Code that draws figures
=======

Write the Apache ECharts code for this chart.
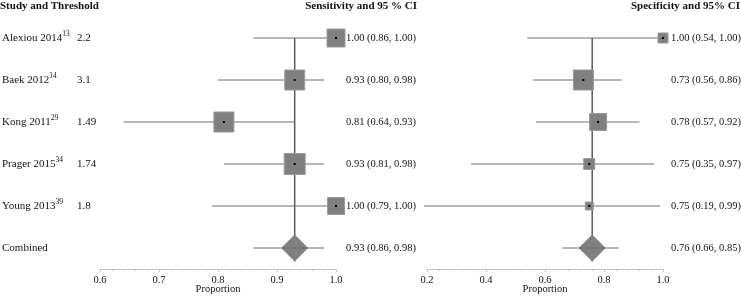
<!DOCTYPE html>
<html><head><meta charset="utf-8">
<script src="https://cdn.jsdelivr.net/npm/echarts@6/dist/echarts.min.js"></script>
<style>html,body{margin:0;padding:0;background:#fff}#c{width:741px;height:297px}</style>
</head><body><div id="c"></div>
<script>
const studies = ['Alexiou 2014','Baek 2012','Kong 2011','Prager 2015','Young 2013','Combined'];
const refs = ['13','14','29','34','39',''];
const thresholds = ['2.2','3.1','1.49','1.74','1.8',''];
const sensEst = [1.00,0.93,0.81,0.93,1.00,0.93];
const sensLow = [0.86,0.80,0.64,0.81,0.79,0.86];
const sensHigh = [1.00,0.98,0.93,0.98,1.00,0.98];
const specEst = [1.00,0.73,0.78,0.75,0.75,0.76];
const specLow = [0.54,0.56,0.57,0.35,0.19,0.66];
const specHigh = [1.00,0.86,0.92,0.97,0.99,0.85];
const sensTicks = [0.6,0.7,0.8,0.9,1.0];
const specTicks = [0.2,0.4,0.6,0.8,1.0];

// marker sizes (px), reflecting study weights
const sensBox = [18,20,20,21,17,27];
const specBox = [10,20,17,11,8,27];

const FONT = '"Liberation Serif","DejaVu Serif",serif';
const TXT = '#111';
const LINE = '#6e6e6e';
const FILL = '#808080';
const nRows = studies.length;

function rows(est, lo, hi){ return est.map((v,i)=>[v,i,lo[i],hi[i]]); }

function forestSeries(xi, est, lo, hi, boxes){
  return {
    type:'custom', xAxisIndex:xi, yAxisIndex:xi, clip:false, z:3,
    data: rows(est, lo, hi),
    renderItem(params, api){
      const i = params.dataIndex;
      const c = api.coord([api.value(0), api.value(1)]);
      const l = api.coord([api.value(2), api.value(1)]);
      const h = api.coord([api.value(3), api.value(1)]);
      const s = boxes[i];
      const ch = [];
      const ci = {type:'line', shape:{x1:l[0],y1:c[1],x2:h[0],y2:c[1]}, style:{stroke:LINE,lineWidth:1}};
      if (i === nRows-1){
        const r = s/2;
        ch.push({type:'polygon', shape:{points:[[c[0],c[1]-r],[c[0]+r,c[1]],[c[0],c[1]+r],[c[0]-r,c[1]]]}, style:{fill:FILL}});
        ch.push(ci);
      } else {
        ch.push(ci);
        ch.push({type:'rect', shape:{x:c[0]-s/2,y:c[1]-s/2,width:s,height:s}, style:{fill:FILL,stroke:'#9a9a9a',lineWidth:1}});
        ch.push({type:'rect', shape:{x:c[0]-1,y:c[1]-1,width:2,height:2}, style:{fill:'#000'}});
      }
      return {type:'group', children:ch};
    }
  };
}

function refLineSeries(xi, est, boxes){
  const k = nRows-1;
  return {
    type:'custom', xAxisIndex:xi, yAxisIndex:xi, clip:false, z:2,
    data:[[est[k], 0, k]],
    renderItem(params, api){
      const a = api.coord([api.value(0), api.value(1)]);
      const b = api.coord([api.value(0), api.value(2)]);
      return {type:'line', shape:{x1:a[0],y1:a[1],x2:b[0],y2:b[1]+boxes[k]/2}, style:{stroke:'#5a5a5a',lineWidth:1.5}};
    }
  };
}

function valueTextSeries(xi, est, lo, hi, maxVal, gap){
  return {
    type:'custom', xAxisIndex:xi, yAxisIndex:xi, clip:false, z:4,
    data: est.map((v,i)=>[maxVal, i, v, lo[i], hi[i]]),
    renderItem(params, api){
      const p = api.coord([api.value(0), api.value(1)]);
      const t = api.value(2).toFixed(2)+' ('+api.value(3).toFixed(2)+', '+api.value(4).toFixed(2)+')';
      return {type:'text', x:p[0]+gap, y:p[1], style:{text:t, fill:TXT, font:'10.5px '+FONT, textAlign:'left', textVerticalAlign:'middle'}};
    }
  };
}

const labelSeries = {
  type:'custom', xAxisIndex:0, yAxisIndex:0, clip:false, z:4,
  data: studies.map((s,i)=>[0.6, i]),
  renderItem(params, api){
    const i = params.dataIndex;
    const p = api.coord([api.value(0), api.value(1)]);
    const ch = [];
    const txt = refs[i] ? '{n|'+studies[i]+'}{s|'+refs[i]+'}' : '{n|'+studies[i]+'}';
    ch.push({type:'text', x:2, y:p[1], style:{text:txt, textAlign:'left', textVerticalAlign:'middle',
      rich:{n:{fontFamily:FONT,fontSize:11,fill:TXT}, s:{fontFamily:FONT,fontSize:7.5,fill:TXT,padding:[0,0,7,0]}}}});
    if (thresholds[i]) ch.push({type:'text', x:77, y:p[1], style:{text:thresholds[i], fill:TXT, font:'11px '+FONT, textAlign:'left', textVerticalAlign:'middle'}});
    return {type:'group', children:ch};
  }
};

function xAxis(gi, min, max, interval, ticks){
  return {
    gridIndex:gi, type:'value', min, max, interval, position:'bottom',
    name:'Proportion', nameLocation:'middle', nameGap:15, nameMoveOverlap:false,
    nameTextStyle:{fontFamily:FONT, fontSize:10.5, color:TXT},
    axisLine:{show:true, onZero:false, lineStyle:{color:'#c4c4c4', width:1}},
    axisTick:{show:true, length:3, lineStyle:{color:'#c4c4c4'}},
    minorTick:{show:true, splitNumber:5, length:2, lineStyle:{color:'#c4c4c4'}},
    splitLine:{show:false},
    axisLabel:{fontFamily:FONT, fontSize:10.5, color:TXT, margin:6,
      formatter:(v)=>{ const t = ticks.find(x=>Math.abs(x-v)<1e-9); return t===undefined?'':t.toFixed(1); }}
  };
}

function yAxis(gi){
  return {gridIndex:gi, type:'value', min:-0.5, max:nRows-0.5, inverse:true, show:false};
}

const chart = echarts.init(document.getElementById('c'), null, {renderer:'canvas'});
chart.setOption({
  animation:false,
  backgroundColor:'#fff',
  grid:[
    {left:100, width:236, top:17, bottom:28, containLabel:false, outerBoundsMode:'none'},
    {left:427, width:236, top:17, bottom:28, containLabel:false, outerBoundsMode:'none'}
  ],
  xAxis:[xAxis(0,0.6,1.0,0.1,sensTicks), xAxis(1,0.2,1.0,0.2,specTicks)],
  yAxis:[yAxis(0), yAxis(1)],
  graphic:[
    {type:'text', left:0, top:1, style:{text:'Study and Threshold', font:'bold 11px '+FONT, fill:TXT}},
    {type:'text', right:324, top:1, style:{text:'Sensitivity and 95 % CI', font:'bold 11px '+FONT, fill:TXT}},
    {type:'text', right:1, top:1, style:{text:'Specificity and 95% CI', font:'bold 11px '+FONT, fill:TXT}}
  ],
  series:[
    refLineSeries(0, sensEst, sensBox),
    forestSeries(0, sensEst, sensLow, sensHigh, sensBox),
    valueTextSeries(0, sensEst, sensLow, sensHigh, 1.0, 10),
    refLineSeries(1, specEst, specBox),
    forestSeries(1, specEst, specLow, specHigh, specBox),
    valueTextSeries(1, specEst, specLow, specHigh, 1.0, 8),
    labelSeries
  ]
});
</script></body></html>
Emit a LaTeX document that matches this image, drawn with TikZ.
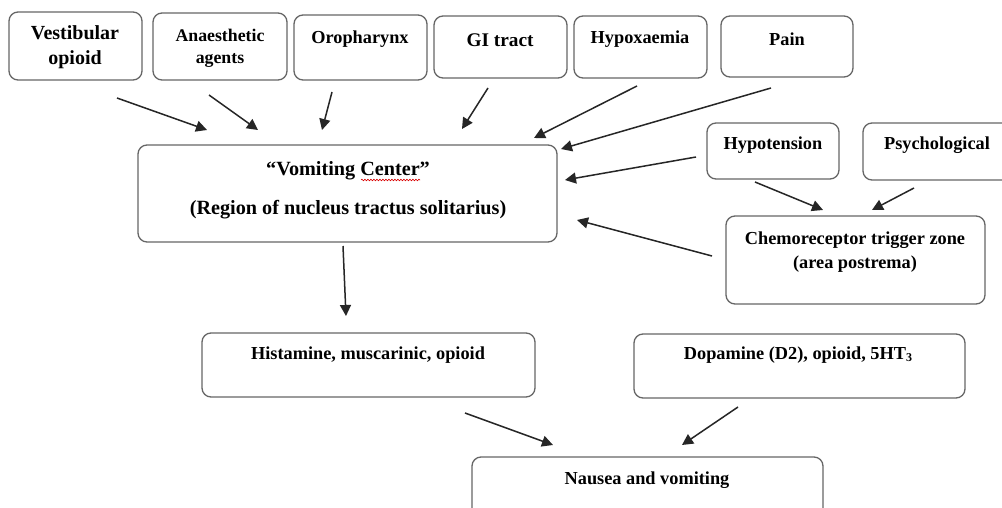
\documentclass[tikz,border=0pt]{standalone}
\usepackage{fontspec}
\setmainfont{Liberation Serif}
\usetikzlibrary{arrows.meta,decorations.pathmorphing}
\begin{document}
\begin{tikzpicture}[x=1pt,y=-1pt,
  box/.style={draw=black!60, line width=1.3pt, rounded corners=9pt, fill=white},
  txt/.style={font=\bfseries\fontsize{18.3}{22}\selectfont, align=center, inner sep=0pt},
  arr/.style={draw=black!85, line width=1.5pt, -{Triangle[length=11pt,width=11pt]}}]
\useasboundingbox[fill=white] (0,0) rectangle (1002,508);
% boxes
\draw[box] (9,12) rectangle (142,80);
\node[txt, font=\bfseries\fontsize{20}{25}\selectfont] (vest) at (75,47.5) {Vestibular\\opioid};
\draw[box] (153,13) rectangle (287,80);
\node[txt, font=\bfseries\fontsize{17.8}{22}\selectfont] (anaes) at (220,48) {Anaesthetic\\agents};
\draw[box] (294,15) rectangle (427,80);
\node[txt] (oro) at (360,39) {Oropharynx};
\draw[box] (434,16) rectangle (567,78);
\node[txt, font=\bfseries\fontsize{19.3}{22}\selectfont] (gi) at (500,40) {GI tract};
\draw[box] (574,16) rectangle (707,78);
\node[txt] (hypox) at (640,39) {Hypoxaemia};
\draw[box] (721,16) rectangle (853,77);
\node[txt] (pain) at (787,39) {Pain};
\draw[box] (707,123) rectangle (839,179);
\node[txt] (hypot) at (773,145) {Hypotension};
\draw[box] (863,123) rectangle (1020,180);
\node[txt] (psych) at (937,145) {Psychological};
\draw[box] (726,216) rectangle (985,304);
\node[txt, font=\bfseries\fontsize{18.3}{24}\selectfont] (ctz) at (855,252) {Chemoreceptor trigger zone\\(area postrema)};
\draw[box] (138,145) rectangle (557,242);
\node[txt, font=\bfseries\fontsize{20.2}{24}\selectfont] (vc1) at (348,171) {“Vomiting Center”};
\node[txt, font=\bfseries\fontsize{20.2}{24}\selectfont] (vc2) at (348,210) {(Region of nucleus tractus solitarius)};
\coordinate (sq1) at (361,180);
\coordinate (sq2) at (420,180);
\draw[red!85!black, line width=0.6pt, decorate, decoration={snake, amplitude=0.8pt, segment length=3pt}] (sq1) -- (sq2);
\draw[box] (202,333) rectangle (535,397);
\node[txt] (hist) at (368,355) {Histamine, muscarinic, opioid};
\draw[box] (634,334) rectangle (965,398);
\node[txt] (dopa) at (798,355) {Dopamine (D2), opioid, 5HT\raisebox{-0.1em}{\fontsize{12}{12}\selectfont 3}};
\draw[box] (472,457) rectangle (823,530);
\node[txt] (naus) at (647,480) {Nausea and vomiting};
% arrow endpoints
\coordinate (a1s) at (117,98);  \coordinate (a1e) at (207,130);
\coordinate (a2s) at (209,95);  \coordinate (a2e) at (258,130);
\coordinate (a3s) at (332,92);  \coordinate (a3e) at (322,130);
\coordinate (a4s) at (488,88);  \coordinate (a4e) at (462,129);
\coordinate (a5s) at (637,86);  \coordinate (a5e) at (534,138);
\coordinate (a6s) at (771,88);  \coordinate (a6e) at (561,149);
\coordinate (a7s) at (696,157); \coordinate (a7e) at (565,180);
\coordinate (a8s) at (755,182); \coordinate (a8e) at (823,210);
\coordinate (a9s) at (914,188); \coordinate (a9e) at (872,210);
\coordinate (a10s) at (712,256); \coordinate (a10e) at (577,220);
\coordinate (a11s) at (343,246); \coordinate (a11e) at (346,316);
\coordinate (a12s) at (465,413); \coordinate (a12e) at (553,445);
\coordinate (a13s) at (738,407); \coordinate (a13e) at (682,445);
\foreach \i in {1,...,13} \draw[arr] (a\i s) -- (a\i e);
\end{tikzpicture}
\end{document}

=======

# [TASK INSTRUCTIONS]
Report the number of lines above containing the word "this", with no other text.

# [RESULT]
2